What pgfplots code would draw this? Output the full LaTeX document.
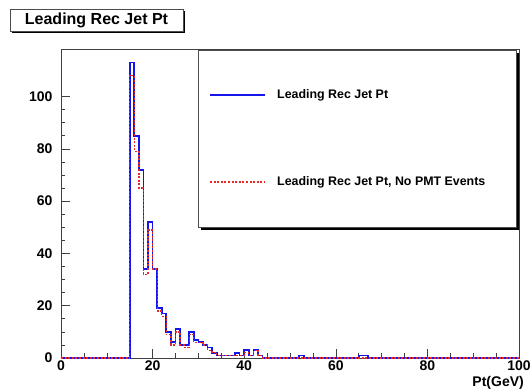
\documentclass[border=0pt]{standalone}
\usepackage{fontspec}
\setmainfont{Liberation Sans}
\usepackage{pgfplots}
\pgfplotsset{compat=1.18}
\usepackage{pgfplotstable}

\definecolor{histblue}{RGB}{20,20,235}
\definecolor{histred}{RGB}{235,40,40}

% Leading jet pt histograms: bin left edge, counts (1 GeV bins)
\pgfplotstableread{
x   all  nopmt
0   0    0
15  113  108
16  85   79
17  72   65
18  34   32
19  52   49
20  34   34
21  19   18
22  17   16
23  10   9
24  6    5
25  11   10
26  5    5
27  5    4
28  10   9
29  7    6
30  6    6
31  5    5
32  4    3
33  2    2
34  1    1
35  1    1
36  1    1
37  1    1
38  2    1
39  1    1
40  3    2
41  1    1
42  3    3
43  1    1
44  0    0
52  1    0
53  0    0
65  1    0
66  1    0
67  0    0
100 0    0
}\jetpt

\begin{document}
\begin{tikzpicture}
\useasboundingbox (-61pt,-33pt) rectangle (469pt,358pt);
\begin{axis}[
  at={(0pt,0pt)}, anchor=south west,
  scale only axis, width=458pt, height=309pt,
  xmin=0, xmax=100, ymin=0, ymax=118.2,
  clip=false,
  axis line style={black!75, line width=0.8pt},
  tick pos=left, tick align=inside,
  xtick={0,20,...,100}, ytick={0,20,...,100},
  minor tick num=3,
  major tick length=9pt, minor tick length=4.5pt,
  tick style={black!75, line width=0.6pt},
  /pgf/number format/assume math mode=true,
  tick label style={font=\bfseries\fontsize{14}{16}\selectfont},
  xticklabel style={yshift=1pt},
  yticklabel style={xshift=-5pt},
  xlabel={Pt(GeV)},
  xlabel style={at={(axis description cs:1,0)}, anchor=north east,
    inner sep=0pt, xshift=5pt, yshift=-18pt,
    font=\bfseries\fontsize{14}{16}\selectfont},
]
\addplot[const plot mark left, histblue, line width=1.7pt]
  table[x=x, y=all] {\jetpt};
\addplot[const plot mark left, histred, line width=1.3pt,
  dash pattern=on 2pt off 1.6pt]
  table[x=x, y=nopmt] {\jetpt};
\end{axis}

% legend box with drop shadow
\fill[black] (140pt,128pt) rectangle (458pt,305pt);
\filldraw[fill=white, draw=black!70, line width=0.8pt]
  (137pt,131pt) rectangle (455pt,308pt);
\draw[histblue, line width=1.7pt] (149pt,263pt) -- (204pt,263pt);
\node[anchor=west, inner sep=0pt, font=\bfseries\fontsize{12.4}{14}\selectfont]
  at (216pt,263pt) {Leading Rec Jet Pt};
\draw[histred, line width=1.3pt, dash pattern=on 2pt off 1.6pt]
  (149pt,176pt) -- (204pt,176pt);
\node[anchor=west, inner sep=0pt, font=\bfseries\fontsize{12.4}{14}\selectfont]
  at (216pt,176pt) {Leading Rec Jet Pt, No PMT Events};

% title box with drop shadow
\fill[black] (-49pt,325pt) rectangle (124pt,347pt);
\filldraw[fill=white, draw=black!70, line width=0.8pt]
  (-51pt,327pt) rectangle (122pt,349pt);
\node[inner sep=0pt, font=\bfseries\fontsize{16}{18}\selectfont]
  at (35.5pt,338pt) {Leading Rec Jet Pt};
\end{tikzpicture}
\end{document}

================

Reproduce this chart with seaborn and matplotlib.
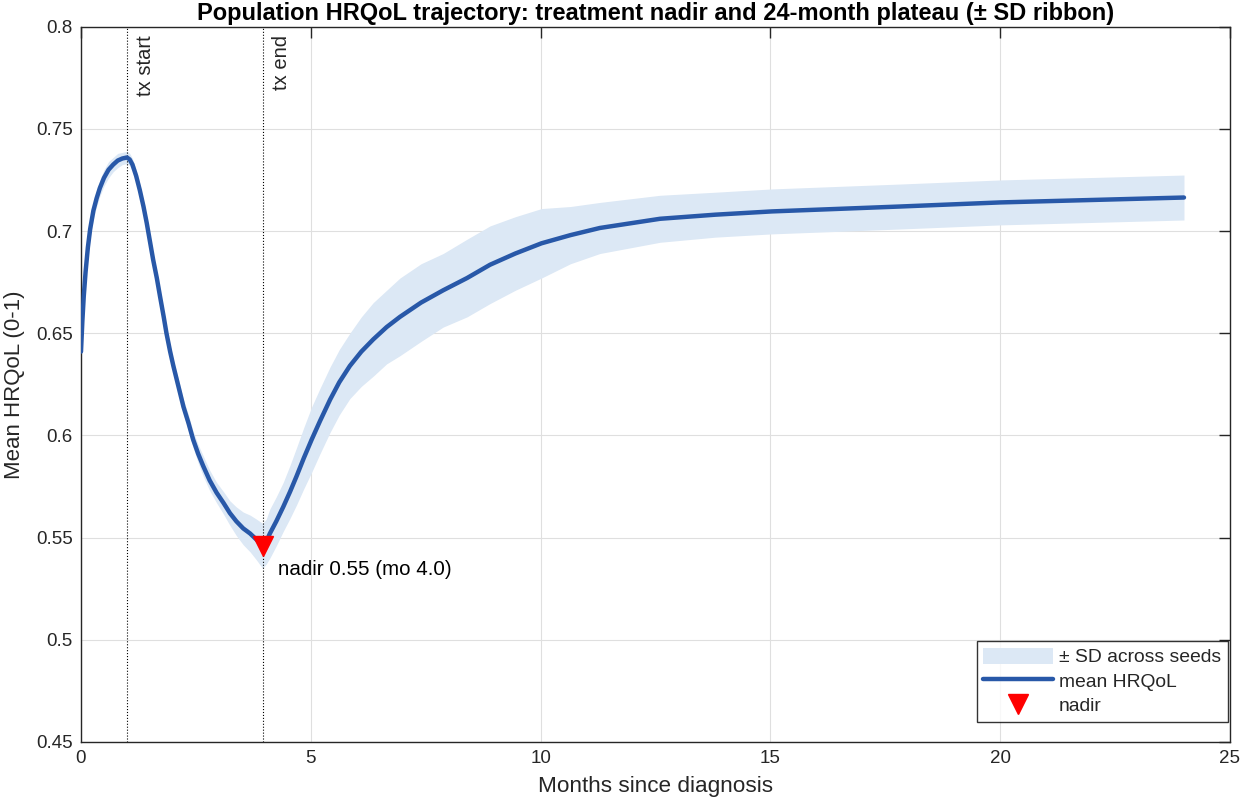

================

What is the number of lines in the records that contain the word "draw"? Answer with the number and nothing else.

5